Attractive cash rewards await World Cross Country stars

Jan 30, 2017

A total of $310,000 (sh 1.1bn) will be up for grabs

Very attractive cash rewards await outstanding performers at the World Cross Country.
 
A total of $310,000 (sh 1.1bn) will be up for grabs at the biennial event that will this year be staged by Uganda.

The event will be staged at the Kololo Independence Grounds on March 26.

Outstanding performers in the senior events will on the March 26 Kololo event be rewarded by the world athletics body IAAF.

A first prize of $30,000 (sh106m) will be earned by each individual winner of the men's and women's senior races.

The prizes will stretch to the sixth finisher in the individual and team events while only the top four finishers will earn money in the mixed relays.
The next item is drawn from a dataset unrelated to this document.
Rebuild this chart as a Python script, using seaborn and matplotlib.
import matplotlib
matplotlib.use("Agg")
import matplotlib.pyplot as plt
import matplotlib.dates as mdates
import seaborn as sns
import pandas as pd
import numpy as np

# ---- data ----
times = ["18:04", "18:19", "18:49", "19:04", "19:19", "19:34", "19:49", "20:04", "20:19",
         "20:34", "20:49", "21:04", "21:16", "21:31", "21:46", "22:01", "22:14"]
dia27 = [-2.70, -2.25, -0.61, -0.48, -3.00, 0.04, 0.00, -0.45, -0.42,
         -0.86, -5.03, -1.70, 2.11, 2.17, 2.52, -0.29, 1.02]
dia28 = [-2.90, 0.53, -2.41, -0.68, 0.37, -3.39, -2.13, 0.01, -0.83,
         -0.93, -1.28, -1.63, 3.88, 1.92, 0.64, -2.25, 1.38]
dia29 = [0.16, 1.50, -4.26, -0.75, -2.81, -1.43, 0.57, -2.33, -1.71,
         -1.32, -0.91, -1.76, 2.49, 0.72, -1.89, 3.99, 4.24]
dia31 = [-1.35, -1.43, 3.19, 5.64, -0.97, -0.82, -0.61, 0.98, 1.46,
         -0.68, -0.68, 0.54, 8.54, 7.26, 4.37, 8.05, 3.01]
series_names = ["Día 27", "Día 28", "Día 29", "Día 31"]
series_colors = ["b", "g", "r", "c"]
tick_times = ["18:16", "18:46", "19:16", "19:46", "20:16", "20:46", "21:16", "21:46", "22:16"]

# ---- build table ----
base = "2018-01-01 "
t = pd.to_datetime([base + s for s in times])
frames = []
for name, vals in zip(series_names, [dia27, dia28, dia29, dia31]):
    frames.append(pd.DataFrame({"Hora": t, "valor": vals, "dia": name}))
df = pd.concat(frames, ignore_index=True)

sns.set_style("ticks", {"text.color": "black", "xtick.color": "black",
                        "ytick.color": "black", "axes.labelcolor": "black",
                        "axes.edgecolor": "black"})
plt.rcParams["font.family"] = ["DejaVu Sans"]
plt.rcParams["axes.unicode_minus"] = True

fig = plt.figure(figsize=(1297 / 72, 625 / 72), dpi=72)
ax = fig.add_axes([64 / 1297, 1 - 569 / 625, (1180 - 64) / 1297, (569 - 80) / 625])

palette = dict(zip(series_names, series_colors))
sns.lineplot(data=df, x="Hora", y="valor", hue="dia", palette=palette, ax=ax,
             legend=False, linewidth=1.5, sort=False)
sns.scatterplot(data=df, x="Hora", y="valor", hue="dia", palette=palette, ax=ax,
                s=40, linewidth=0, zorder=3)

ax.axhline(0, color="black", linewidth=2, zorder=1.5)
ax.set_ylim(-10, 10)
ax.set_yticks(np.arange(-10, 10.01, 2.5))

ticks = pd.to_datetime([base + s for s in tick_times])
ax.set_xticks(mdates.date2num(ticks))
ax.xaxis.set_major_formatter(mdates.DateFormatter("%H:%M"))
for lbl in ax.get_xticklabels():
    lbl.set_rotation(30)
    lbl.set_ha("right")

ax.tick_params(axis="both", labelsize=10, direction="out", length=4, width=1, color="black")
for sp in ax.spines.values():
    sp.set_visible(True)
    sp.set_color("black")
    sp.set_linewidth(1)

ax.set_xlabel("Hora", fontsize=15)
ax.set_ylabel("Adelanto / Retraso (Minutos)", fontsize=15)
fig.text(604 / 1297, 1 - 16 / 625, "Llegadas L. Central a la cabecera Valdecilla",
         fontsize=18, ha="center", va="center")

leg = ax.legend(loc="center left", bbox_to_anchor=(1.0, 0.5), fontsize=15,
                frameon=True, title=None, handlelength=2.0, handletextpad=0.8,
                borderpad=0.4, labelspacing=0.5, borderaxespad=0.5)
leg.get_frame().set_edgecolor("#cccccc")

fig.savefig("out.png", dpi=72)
The second person in each of the individual races will earn $15,000, third $10,000, fourth $7000, fifth $5000 and sixth $3000.

The winning team will get $20,000, runner-up $16,000, third $12,000, fourth $ 10,000, fifth $8000 and sixth $4000.

In the mixed relays only the first four finishers will receive cash. The winners will share $12,000, runners-up $8,000, third $ 6,000 and fourth $4,000.

The closest Uganda got to winning the big prize was in 2009 in Amman when Moses Kipsiro won silver in the 12 kilometer senior men's race.

Kipsiro was good for bronze the following year in Poland. Uganda's women's team comprising of Juliet Chekwel (14), Adera Nyakisi (24), Patricia Chepkwemoi (30) and Emily Chebet (33)won bronze at the last world meet in China.

Its men had earlier won similar accolades in 2007 and 2011.

In an incredible show of dominance, the senior men's team race has been won by Ethiopia or Kenya every year since 1981 in both the short and long races.

These nations have enjoyed a similar strangle-hold on the junior men's races since 1982.

In the senior men's 12 km race, Kenya won the world championships for an astounding 18 years in a row, from 1986 through 2003, a record of unequaled international success.

Likewise on the women's side, only one other nation has won the long team race since 1991: Portugal, in 1994.

These African nations were not quite so dominant in the short races, but they have won every women's junior race since its introduction in 1989.